Staunton, April 29 – A key to understanding Vladimir Putin and his regime is that the Kremlin leader rarely says that he is good, Ilya Ponomarev says. Instead, he says that all the others abroad are “shits.” On the one hand, “if all others are that, then what difference do things” in Russia matter? And on the other, it leads Putin to try to make things worse in other countries.
Ponomarev, a Russian opposition politician who now lives in exile in Ukraine, says that explains why Putin interferes in other countries: he is doing so to ensure they look bad to Russians and thus he by contrast looks if not good at least better. But that impulse carries the risk Moscow often makes mistakes that backfire (afterempire.info/2019/04/29/ponomarev-kreml-2/).

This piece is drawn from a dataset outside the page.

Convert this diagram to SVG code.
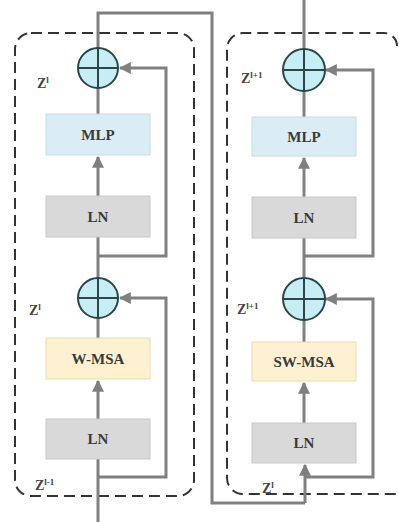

But this vision of the world often leads the Kremlin to miscalculate as it has in the Ukrainian elections where it expected Poroshenko to win or at least finish close enough to create confusion and unrest in the wake of the vote. The massive vote for Zelensky that it didn’t expect has thus thrown the Russian political technologists into confusion.
Moscow faces a young leader who is less predictable and ultimately less deferential than Poroshenko; and consequently, Russian policy makers are going to have to think long and hard about how to deal with someone who is not pro-Russian whatever they may have hoped and who is serious about protecting his country and himself.
What has happened in Ukraine may have an even larger echo in the future than it does so. Some opposition groups in Belarus and Kazakhstan, for example, are now looking for “their own” Zelenskys (svaboda.org/a/29906276.html, charter97.org/ru/news/2019/4/29/332283/ and fergana.agency/articles/106887/). It is not unthinkable that some Russians may do the same.